Where the evidence offered by the parties is inconclusive as to subject-matter jurisdiction, a district court can permit limited jurisdictional discovery. See, e.g., Qin v. Deslongchamps, 31 F.4th 576, 582 (7th Cir. 2022) (“Courts sometimes authorize [jurisdictional] discovery after suit is filed when doubt emerges regarding whether, as alleged, the parties are in fact diverse.”); Ignatiev v. United States, 238 F.3d 464, 467 (D.C. Cir. 2001) (“We have previously required that plaintiffs be given an opportunity for discovery of facts necessary to establish jurisdiction prior to decision of a 12(b)(1) motion.”); Charles A. Wright & Arthur R. Miller, Federal Practice & Procedure § 1350 (6th ed. 2022) (“The district court may postpone a decision on the question of subject matter jurisdiction for several other reasons. It may seek the presentation of affidavits or other evidence on the matter by the parties if none have been tendered or if those that have been offered by the parties are inconclusive.”).
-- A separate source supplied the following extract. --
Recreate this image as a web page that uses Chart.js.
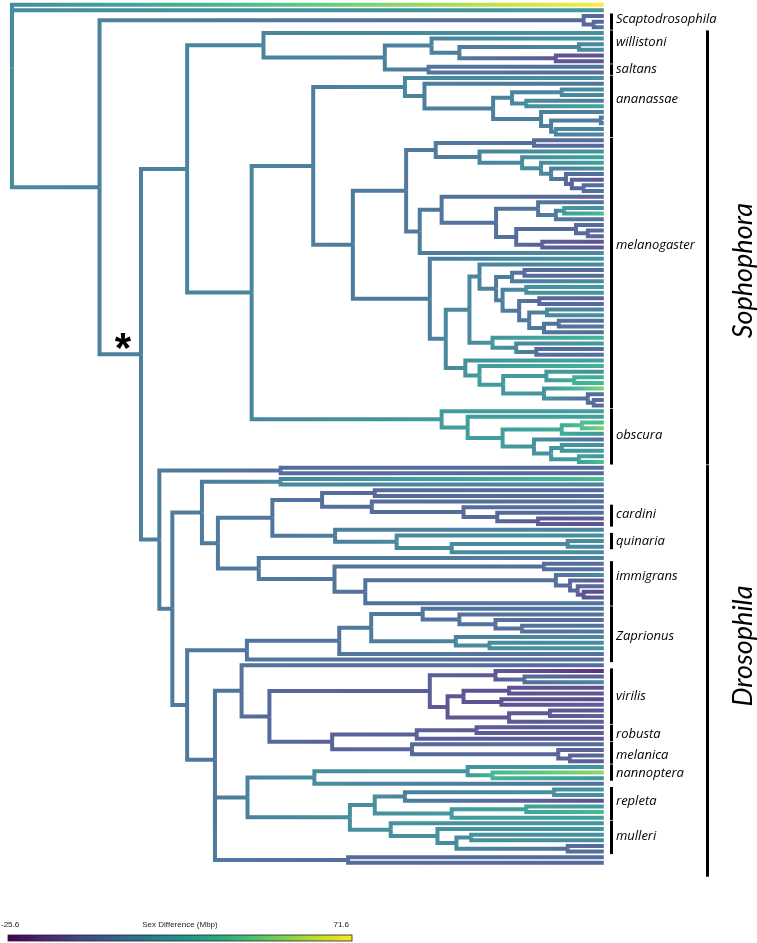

Doing so is appropriate here-that way, the parties can understand whether Quote Storm actually caused Woodard's injury and whether the relief sought can be connected to the injury.
For these reasons, Quote Storm's motion to dismiss for lack of jurisdiction is held in abeyance pending jurisdictional discovery and additional briefing. (Dkt. 19). Woodard can “conduct jurisdictional discovery on [the] extent of Quote Storm's involvement in the calls and Quote Storm's relationship with the entity that made the calls.” (Dkt. 33 at 14); see also Reed v. Columbia St. Mary's Hospital, 915 F.3d 473, 479 (7th Cir. 2019) (“[T]he parties can discover information that is relevant, not privileged, and proportional to the needs of the case.”). The deadline for jurisdictional discovery is August 1, 2023.